RISK FACTORS

Return

The Defined Income Plan may not be a suitable for all investors. Keydata has taken all reasonable steps to minimise the potential risk to investors and to operate the Plan in accordance with its aims. However, you need to be aware of the following risks which may have an adverse affect on the performance of the Plan:

Changes to the predicted maturity rates

The actuarial modelling used to provide the financial model is based on recognised industry standards. There is a risk that a significant technological or pharmaceutical development could impact on the accuracy of the models and when the contracts are likely to mature. This could result in reductions in the value of contracts or delayed cash flow which could mean that capital might not be returned in full at the end of the term.

Insolvency and bankruptcy of parties

There is a risk to investors’ capital and the provision of income should any of the parties involved in delivery or management of the Plan become insolvent or be declared bankrupt.

Failure by parties to undertake their obligations

There is a risk that any of the parties involved in delivery or management of the Insurance Contracts within the portfolio fail in their legal or contractual obligations in relation to the operation of the Plan. Under these circumstances there could be a risk to investors capital or the provision of income.

Policy lapse

Should the Custody Agent fail to pay premiums due on the Insurance Contracts the value of the underlying assets will decrease. If this were to happen capital might not be returned in full at the end of the term.

Verification risk

There is a risk that the investment adviser does not check the Insurance Contracts against the investment criteria properly before approval is given to purchase the contract. This could effect the predicted maturity date of the contract. If this were to happen capital might not be returned in full at the end of the term.

Income requirements

Life Contracts within the portfolio may have to be sold before maturity to maintain sufficient cash for the Bond to meet its liabilities. These include the payment of income to investors and the payment of premiums on the Insurance Contracts. If this were to happen capital might not be returned in full at the end of the term.

Changes in the market for second-hand contracts

If the market for second-hand Insurance Contracts is less active in the future, it may take longer to sell or buy Insurance Contracts or the value of Insurance Contracts may become less than anticipated in future. If this were to happen capital might not be returned in full at the end of the term.

Interest rate changes

The value of insurance contracts is based in part on the prevailing interest rate at the time. Should interest rates increase, it is possible that the market value of an Insurance Contract may fall in value. If this were to happen capital might not be returned in full at the end of the term.

Currency exchange rate changes

The Life Insurance Contracts are denominated in US Dollars and the Bond is denominated in UK Sterling. Significant changes in the US$ / UK£ exchange rate could have an adverse affect on the sterling value of the Bond. If this were to happen capital might not be returned in full at the end of the term.

Changes to the legal, political and economic environment

The Plan has been developed in accordance with our understanding of current legislation and economic policy within the governing jurisdictions of all of the different parties involved with delivery of the Plan. A change of government or economic policy and legislation in any of these jurisdictions could have an adverse affect on the operation of the Plan and the value of the underlying assets of the Bond. In extreme circumstances, this could affect both the income generated in the Plan and the return of investors’ investment capital at the end of the term.

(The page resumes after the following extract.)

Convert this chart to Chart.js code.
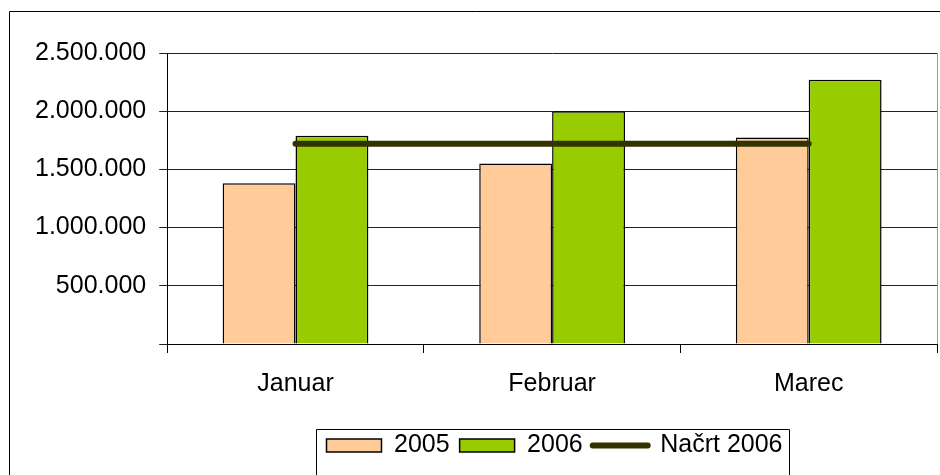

Changes to the tax treatment for investments

The projections for income and return of capital are based on our current understanding of UK tax law. A change to tax laws could adversely affect the income paid and could mean that capital is not returned in full at the end of the term.

Your circumstances could change

The Defined Income Plan is designed to be held for the full investment term. Should your circumstances change and the Plan is no longer suitable you may need to withdraw before the end of the term. If you need to withdraw by selling your investment at any time during the investment period, a withdrawal administration fee of £150+VAT will be levied. In addition, as all charges are reflected in the terms of the Plan, the value of your investment is likely to be less than the amount originally invested, particularly during the early years of the Plan.

The Plan is under- subscribed

In the event of low subscription the Plan will not be issued and capital, without interest, will be returned to investors.

The effect of inflation

Inflation will reduce the real value of your investment when it matures. 

Please refer to the Brochure and the Terms &  Conditions for full details.